A claim that punishment is excessive is judged not by the standards that prevailed in 1685 when Lord Jeffreys presided over the ‘Bloody Assizes’ or when the Bill of Rights was adopted, but rather by those that currently prevail. 
Simply put, the living document doctrine holds true with regards to the Eighth Amendment. 

This is where the contradiction really picks up. Even if society is not ready, or never will be ready, to accept the abolitionist case of cruelty and unusualness, the fact remains that society could. That is what matters. 

Imagine a hypothetical America where we have concluded that state-sanctioned homicide is definitely cruel. In this America, execution would violate the Eighth Amendment, and therefore be unconstitutional. But the Fifth Amendment would still provide for capital punishment. Thus, execution would be both unconstitutional and constitutional at the same time. The Fifth Amendment would be in conflict with the Eighth Amendment.

Should this ever happen, and should the Court consider the question if it does, what would be the correct decision?

Under the doctrine of implied repeal, the most recent provision of the constitution would take precedent when in conflict. This is why voting rights are extended to 18 year olds in spite of the 14th and 15th Amendment provisions specifying "21 years of age." The 26th Amendment takes precedent because it is more recent.

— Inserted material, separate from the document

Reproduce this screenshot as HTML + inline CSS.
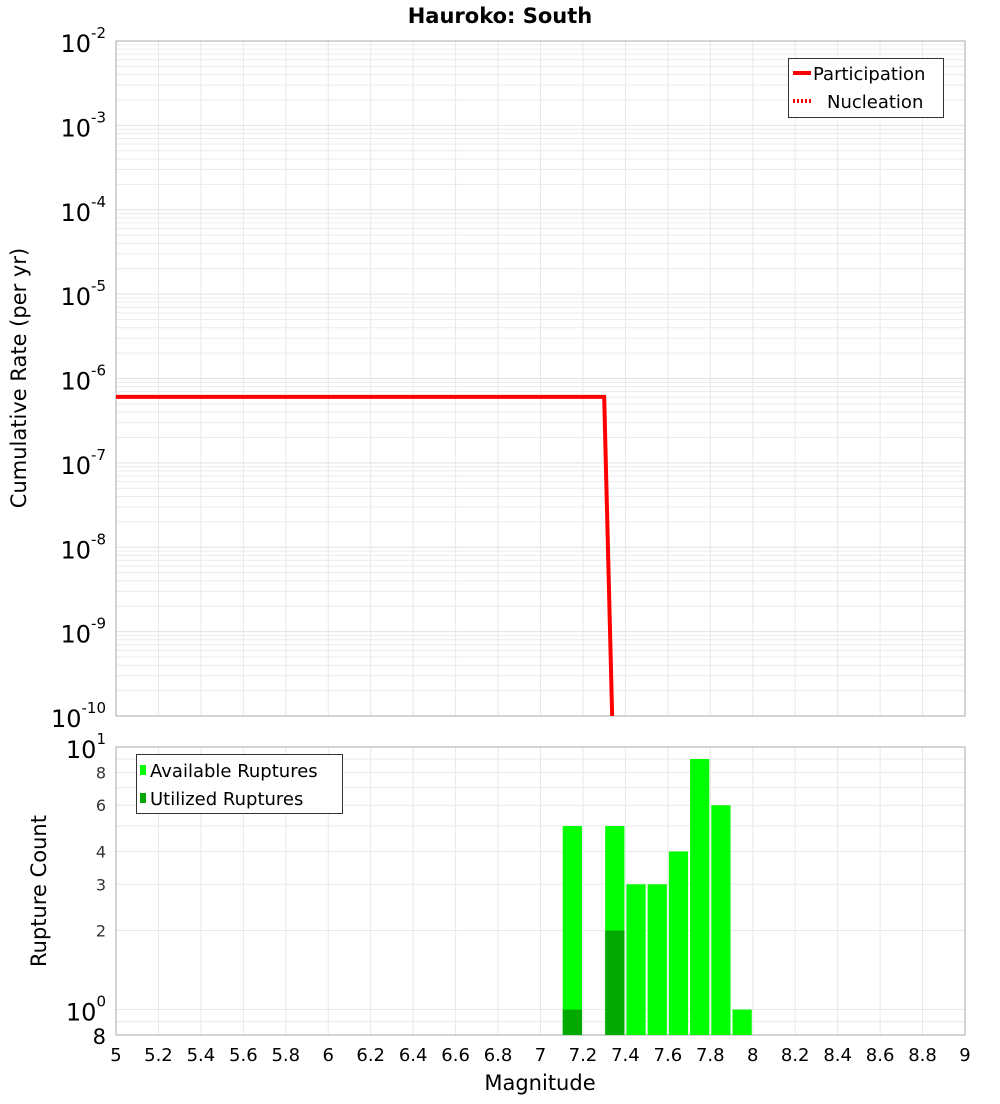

But the Fifth and Eighth Amendments were adopted at exactly the same time: December 15, 1791.

This disables use of implied repeal in a strict sense. Both Amendments were textually ratified concurrently. What remains is our understanding of them. 

Perhaps our updated understanding of the Eighth Amendment would cancel the Fifth Amendment endorsement of execution. I don't know. But it would seem that the Constitution contains a programming glitch of sorts.